Marcel Peeters

From Wind Repertory Project
Marcel Peeters

Biography

Cornelius Marcel Peeters (18 September 1926, Antwerp, Belgium – 4 April 2020, Antwerp, Belgium) was a Belgian composer and arranger.

Peeters' first musical activity occurred when he became a clarinet player in the amateur wind band De Werker. In 1945 he became a pupil at The Royal Conservatory of Music in Antwerp, and two years later he graduated with a First Prize in the class of Jos Van Rickstal. In the meantime he had studied privately with Karel De Schrijver. He spent his military service in the welfare section of the army, providing entertainment for the soldiers. He conducted the welfare orchestra in many shows for the Belgian troops in Germany, and it was here that he discovered the big band and light music repertoire. After his national service he played with different big bands and toured through Europe and North Africa.

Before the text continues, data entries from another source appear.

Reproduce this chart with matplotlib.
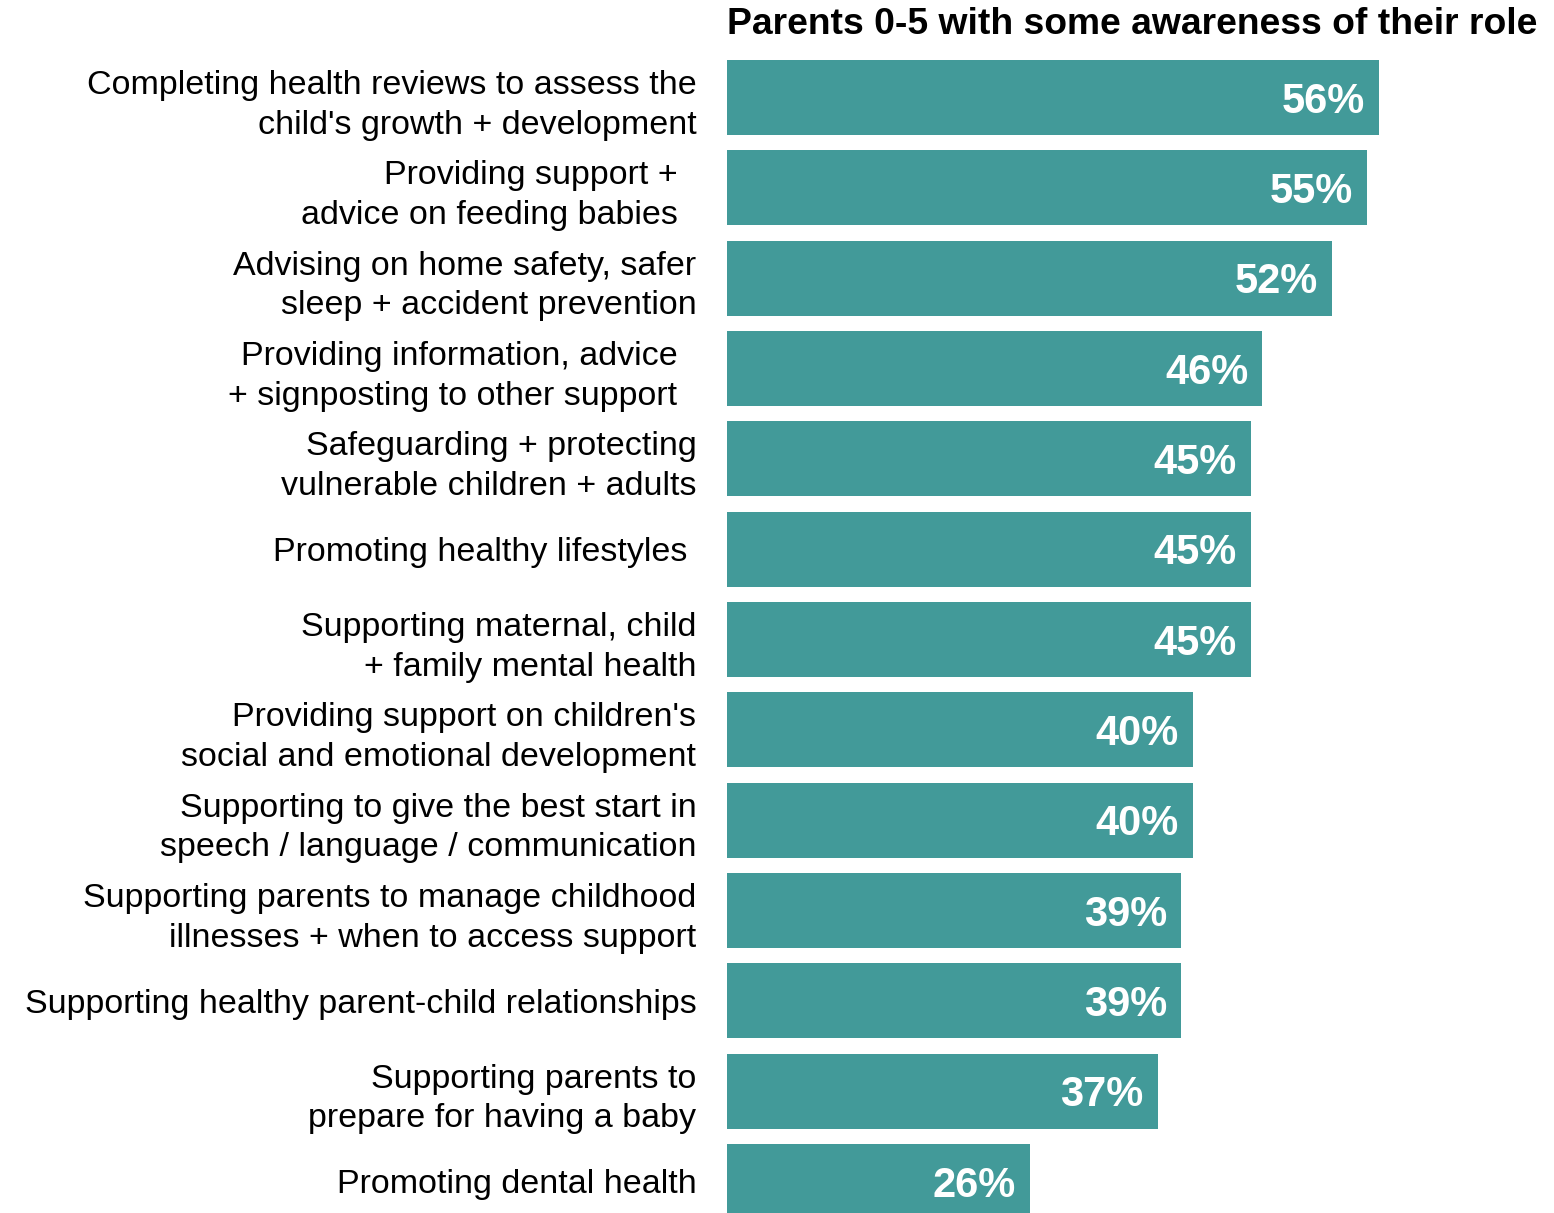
import matplotlib.pyplot as plt

# data
categories = [
    "Completing health reviews to assess the\nchild's growth + development",
    "Providing support +  \nadvice on feeding babies  ",
    "Advising on home safety, safer\nsleep + accident prevention",
    "Providing information, advice  \n+ signposting to other support  ",
    "Safeguarding + protecting\nvulnerable children + adults",
    "Promoting healthy lifestyles ",
    "Supporting maternal, child\n+ family mental health",
    "Providing support on children's\nsocial and emotional development",
    "Supporting to give the best start in\nspeech / language / communication",
    "Supporting parents to manage childhood\nillnesses + when to access support",
    "Supporting healthy parent-child relationships",
    "Supporting parents to\nprepare for having a baby",
    "Promoting dental health",
]
values = [56, 55, 52, 46, 45, 45, 45, 40, 40, 39, 39, 37, 26]
title = "Parents 0-5 with some awareness of their role"

bar_color = '#429a99'

W, H = 1554, 1213
fig = plt.figure(figsize=(W / 100, H / 100), dpi=100)
ax = fig.add_axes([727 / W, 0, 1 - 727 / W, 1])

pitch = 90.33
pos = list(range(len(values)))
ax.barh(pos, values, height=75 / pitch, color=bar_color, left=0)
ax.set_xlim(0, (W - 727) / 11.64)
ax.set_ylim((H - 97.5) / pitch, -97.5 / pitch)

ax.set_yticks(pos)
ax.set_yticklabels(categories, fontsize=24.5, family='Liberation Sans', linespacing=1.36)
ax.tick_params(axis='y', length=0, pad=22)
ax.set_xticks([])
for s in ax.spines.values():
    s.set_visible(False)

for p, v in zip(pos, values):
    ax.annotate(f"{v}%", xy=(v, p), xytext=(-10, -3), textcoords='offset points',
                ha='right', va='center', color='white', fontsize=30,
                fontweight='bold', family='Liberation Sans')

fig.text(1537 / W, 1 - 24 / H, title, ha='right', va='center', fontsize=26.8,
         fontweight='bold', family='Liberation Sans')

fig.savefig('out.png', dpi=100)
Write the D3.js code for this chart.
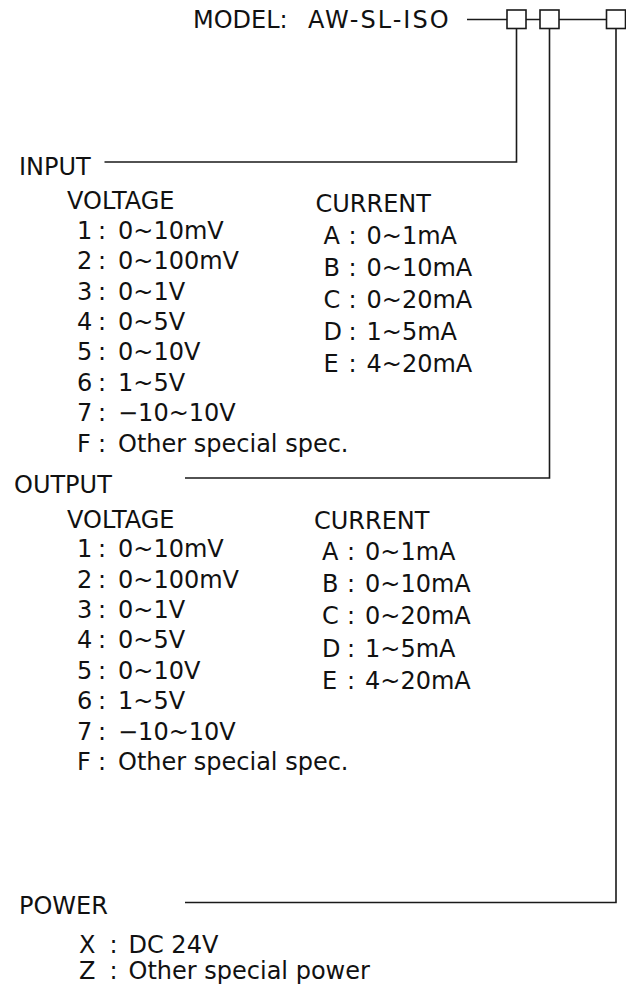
<!DOCTYPE html>
<html>
<head>
<meta charset="utf-8">
<script src="https://cdn.jsdelivr.net/npm/d3@7"></script>
<style>
  body { margin: 0; background: #fff; }
  text { font-family: "DejaVu Sans", sans-serif; font-size: 24px; fill: #111; }
</style>
</head>
<body>
<div id="chart"></div>
<script>
const WIDTH = 626;
const HEIGHT = 985;

// model code
const modelLabel = 'MODEL:';
const modelName = 'AW-SL-ISO';

// section titles, in order of the code boxes
const sections = ['INPUT', 'OUTPUT', 'POWER'];

const voltageCodes = ['1', '2', '3', '4', '5', '6', '7', 'F'];
const voltageRanges = ['0~10mV', '0~100mV', '0~1V', '0~5V', '0~10V', '1~5V', '\u221210~10V', 'Other special spec.'];

const currentCodes = ['A', 'B', 'C', 'D', 'E'];
const currentRanges = ['0~1mA', '0~10mA', '0~20mA', '1~5mA', '4~20mA'];

const powerCodes = ['X', 'Z'];
const powerSpecs = ['DC 24V', 'Other special power'];

const svg = d3.select('#chart')
  .append('svg')
    .attr('width', WIDTH)
    .attr('height', HEIGHT);

// box centres along the model line
const boxCenter = {INPUT: 516.5, OUTPUT: 549.5, POWER: 616};
const BOX = {W: 19, H: 18.5, TOP: 10};
const lineY = 19.5;

// where each leader turns
const leader = {
  INPUT: {y: 162, x0: 104.5, labelX: 19, labelY: 174.5},
  OUTPUT: {y: 478, x0: 185, labelX: 14, labelY: 493},
  POWER: {y: 902.5, x0: 185, labelX: 19, labelY: 914}
};

const lines = svg.append('g')
  .attr('fill', 'none')
  .attr('stroke', '#1a1a1a')
  .attr('stroke-width', 1.6);

// top line through the boxes
lines.append('line')
  .attr('x1', 467).attr('x2', boxCenter.POWER)
  .attr('y1', lineY).attr('y2', lineY);

svg.append('g')
  .selectAll('rect')
  .data(sections)
  .enter().append('rect')
    .attr('x', d => boxCenter[d] - BOX.W / 2)
    .attr('y', BOX.TOP)
    .attr('width', BOX.W)
    .attr('height', BOX.H)
    .attr('fill', '#fff')
    .attr('stroke', '#1a1a1a')
    .attr('stroke-width', 1.6);

// leaders from the boxes down to the titles
lines.selectAll('path')
  .data(sections)
  .enter().append('path')
    .attr('d', d => {
      const l = leader[d];
      return d3.line()([[boxCenter[d], BOX.TOP + BOX.H], [boxCenter[d], l.y], [l.x0, l.y]]);
    });

svg.append('text')
  .attr('x', 193)
  .attr('y', 28)
  .text(modelLabel)
  .append('tspan')
    .attr('x', 308)
    .attr('letter-spacing', 2)
    .text(modelName);

svg.selectAll('.title')
  .data(sections)
  .enter().append('text')
    .attr('class', 'title')
    .attr('x', d => leader[d].labelX)
    .attr('y', d => leader[d].labelY)
    .text(d => d);

// a column of "code : value" rows
function codeList(g, codes, values, opts) {
  const y = d3.scaleLinear()
    .domain([0, 1])
    .range([opts.y0, opts.y0 + opts.step]);

  const rows = g.selectAll(null)
    .data(codes.map((c, i) => ({code: c, value: values[i], i})))
    .enter().append('g');

  rows.append('text')
    .attr('x', opts.x)
    .attr('y', d => y(d.i))
    .text(d => d.code);
  rows.append('text')
    .attr('x', opts.colon)
    .attr('y', d => y(d.i))
    .attr('text-anchor', 'middle')
    .text(':');
  rows.append('text')
    .attr('x', opts.value)
    .attr('y', d => y(d.i))
    .text(d => d.value);
}

const blocks = [
  {name: 'INPUT', dy: 0, curX: 315.5, curDy: 0},
  {name: 'OUTPUT', dy: 318.5, curX: 314, curDy: -2}
];

blocks.forEach(b => {
  const g = svg.append('g');

  g.append('text')
    .attr('x', 67)
    .attr('y', 209 + b.dy)
    .text('VOLTAGE');
  g.append('text')
    .attr('x', b.curX)
    .attr('y', 212 + b.dy + b.curDy)
    .text('CURRENT');

  codeList(g, voltageCodes, voltageRanges, {
    x: 77, colon: 102, value: 118, y0: 238.7 + b.dy, step: 30.4
  });
  codeList(g, currentCodes, currentRanges, {
    x: b.curX + 8, colon: b.curX + 37, value: b.curX + 51, y0: 243.7 + b.dy + b.curDy, step: 32.1
  });
});

codeList(svg.append('g'), powerCodes, powerSpecs, {
  x: 79, colon: 113.5, value: 128.5, y0: 953, step: 26
});
</script>
</body>
</html>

In 1958 Peeters was recruited by the Swiss radio orchestra, Beromunster Unterhaltungs Orchester. This gave him the opportunity to experiment with his own ideas and theories and he thus became an experienced composer and arranger. In 1962 he was asked to join the famous Hazy Osterwald Sextett as arranger. He produced television shows, film and recordings and worked with great stars such as Catherina Valente, Peter Alexander, Sacha Distel and Henry Salvador. After working for one year with the renowned dance orchestra of Max Greger in Münich, Peeters was invited to make arrangements for recordings of the London Symphony Orchestra with singer Placido Domingo. In 1982 he joined Dolf van der Linden and the famous Dutch radio orchestra Metropool Orkestwriting.

His interest in arranging for wind band started when Pierre Kuypers (former conductor of the Dutch Royal Military Band) asked him to arrange music for the Royal Military Band and the Philips Wind Band.

Peeters was also known to have written under the pseudonym "Peter Laine."